**Aim**
Exactly repeat the lines starting at the one that holds "The picture is" and ending at the one that holds "ax = fig.add_axes([0.097, 0.133, 0.873, 0.836])". Both end lines count; leave out everything else.

**Collected material**
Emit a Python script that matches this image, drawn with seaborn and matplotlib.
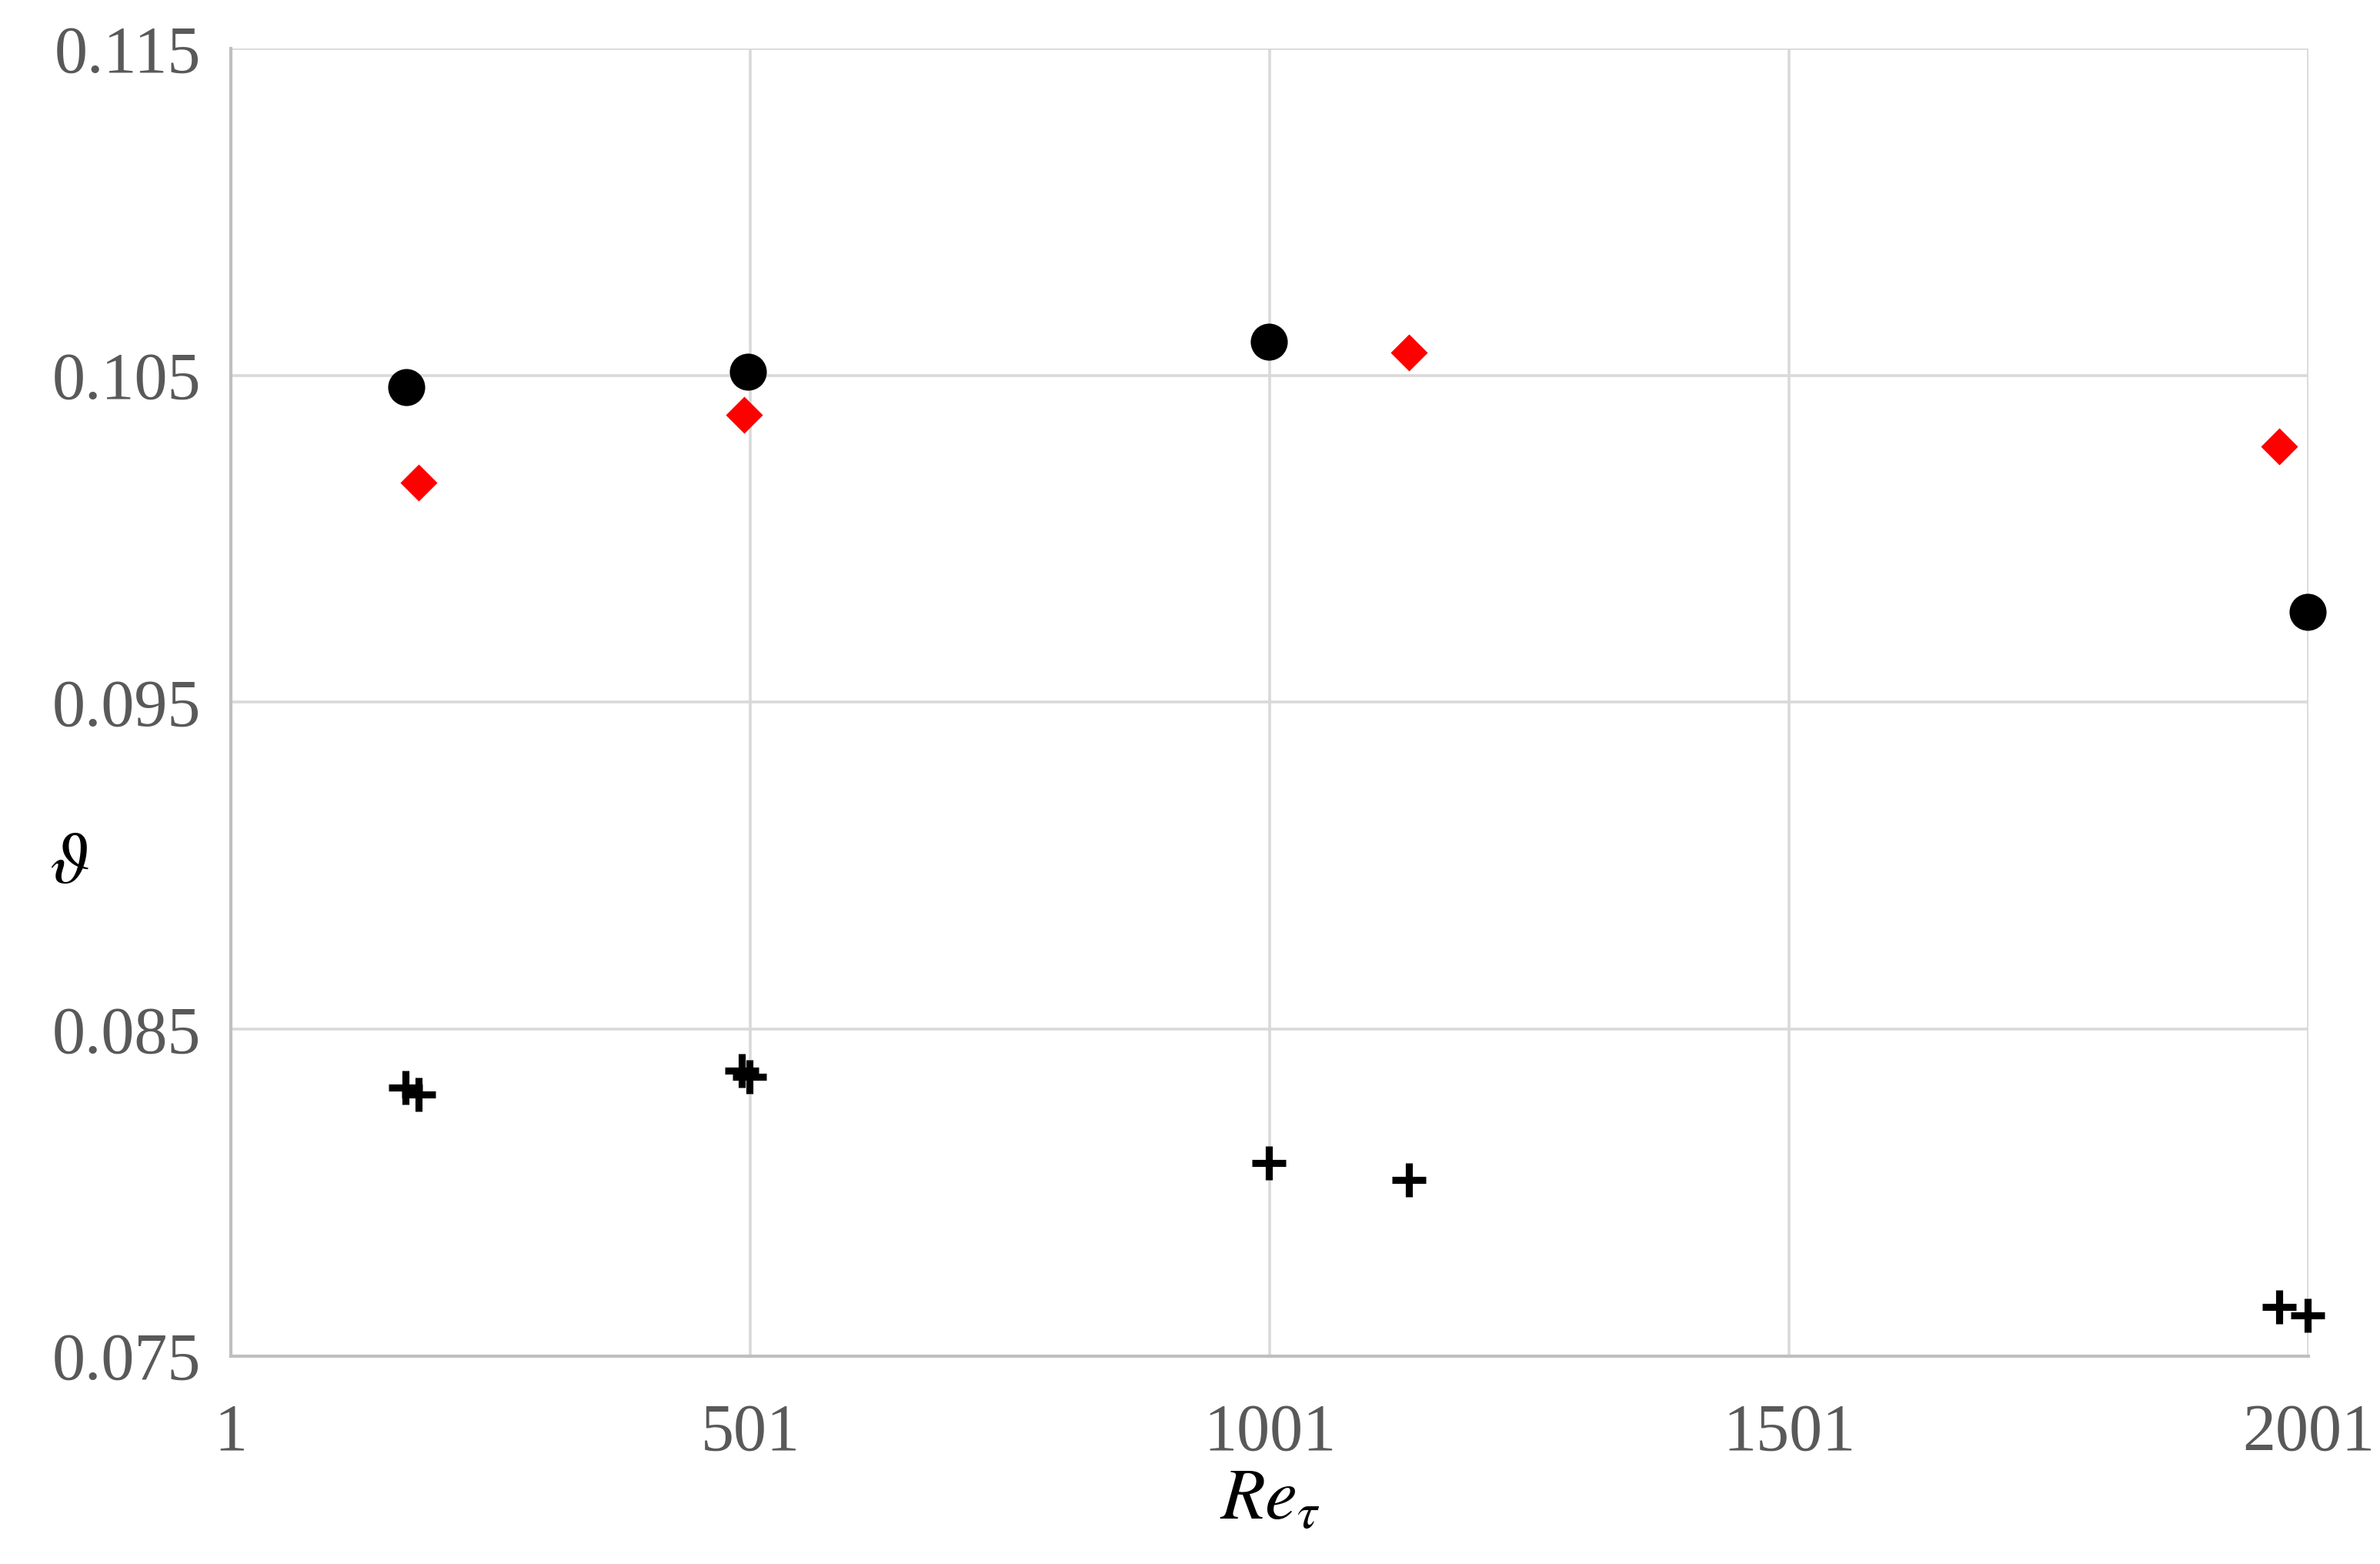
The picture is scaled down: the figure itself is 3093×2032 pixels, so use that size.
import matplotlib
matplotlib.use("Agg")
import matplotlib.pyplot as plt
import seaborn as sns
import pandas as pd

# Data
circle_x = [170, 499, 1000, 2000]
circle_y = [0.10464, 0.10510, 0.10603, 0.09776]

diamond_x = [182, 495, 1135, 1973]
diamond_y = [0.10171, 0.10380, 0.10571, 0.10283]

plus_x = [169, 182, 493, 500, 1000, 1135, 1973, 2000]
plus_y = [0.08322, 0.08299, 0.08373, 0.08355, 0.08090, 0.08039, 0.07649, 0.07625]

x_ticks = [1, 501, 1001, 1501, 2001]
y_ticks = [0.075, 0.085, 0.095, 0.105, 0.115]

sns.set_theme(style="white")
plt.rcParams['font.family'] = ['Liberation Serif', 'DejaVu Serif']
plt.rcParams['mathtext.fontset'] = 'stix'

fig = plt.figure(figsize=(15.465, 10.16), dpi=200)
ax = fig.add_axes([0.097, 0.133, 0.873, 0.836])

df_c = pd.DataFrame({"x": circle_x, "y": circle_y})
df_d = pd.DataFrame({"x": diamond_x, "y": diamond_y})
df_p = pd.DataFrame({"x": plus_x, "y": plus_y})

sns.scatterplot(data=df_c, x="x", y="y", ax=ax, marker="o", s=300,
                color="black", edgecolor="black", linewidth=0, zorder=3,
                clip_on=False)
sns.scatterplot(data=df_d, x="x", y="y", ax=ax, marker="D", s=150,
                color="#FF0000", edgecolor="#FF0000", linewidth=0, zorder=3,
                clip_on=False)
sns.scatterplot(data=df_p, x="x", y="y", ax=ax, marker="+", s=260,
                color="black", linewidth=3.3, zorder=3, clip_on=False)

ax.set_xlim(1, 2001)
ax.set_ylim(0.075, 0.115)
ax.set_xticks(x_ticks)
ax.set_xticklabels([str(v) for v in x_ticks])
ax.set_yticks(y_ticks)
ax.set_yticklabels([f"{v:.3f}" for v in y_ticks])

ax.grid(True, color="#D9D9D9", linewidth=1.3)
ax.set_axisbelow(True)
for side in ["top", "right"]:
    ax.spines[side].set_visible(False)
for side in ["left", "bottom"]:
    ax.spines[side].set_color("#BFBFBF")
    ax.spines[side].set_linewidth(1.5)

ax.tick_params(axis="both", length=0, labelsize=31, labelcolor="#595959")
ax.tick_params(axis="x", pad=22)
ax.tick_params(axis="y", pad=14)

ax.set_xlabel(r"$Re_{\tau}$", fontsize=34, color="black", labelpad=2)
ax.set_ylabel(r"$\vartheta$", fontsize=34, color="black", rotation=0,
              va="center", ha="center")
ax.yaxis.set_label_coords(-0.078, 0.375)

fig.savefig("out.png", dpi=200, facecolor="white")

**Full solution**
The picture is scaled down: the figure itself is 3093×2032 pixels, so use that size.
import matplotlib
matplotlib.use("Agg")
import matplotlib.pyplot as plt
import seaborn as sns
import pandas as pd

# Data
circle_x = [170, 499, 1000, 2000]
circle_y = [0.10464, 0.10510, 0.10603, 0.09776]

diamond_x = [182, 495, 1135, 1973]
diamond_y = [0.10171, 0.10380, 0.10571, 0.10283]

plus_x = [169, 182, 493, 500, 1000, 1135, 1973, 2000]
plus_y = [0.08322, 0.08299, 0.08373, 0.08355, 0.08090, 0.08039, 0.07649, 0.07625]

x_ticks = [1, 501, 1001, 1501, 2001]
y_ticks = [0.075, 0.085, 0.095, 0.105, 0.115]

sns.set_theme(style="white")
plt.rcParams['font.family'] = ['Liberation Serif', 'DejaVu Serif']
plt.rcParams['mathtext.fontset'] = 'stix'

fig = plt.figure(figsize=(15.465, 10.16), dpi=200)
ax = fig.add_axes([0.097, 0.133, 0.873, 0.836])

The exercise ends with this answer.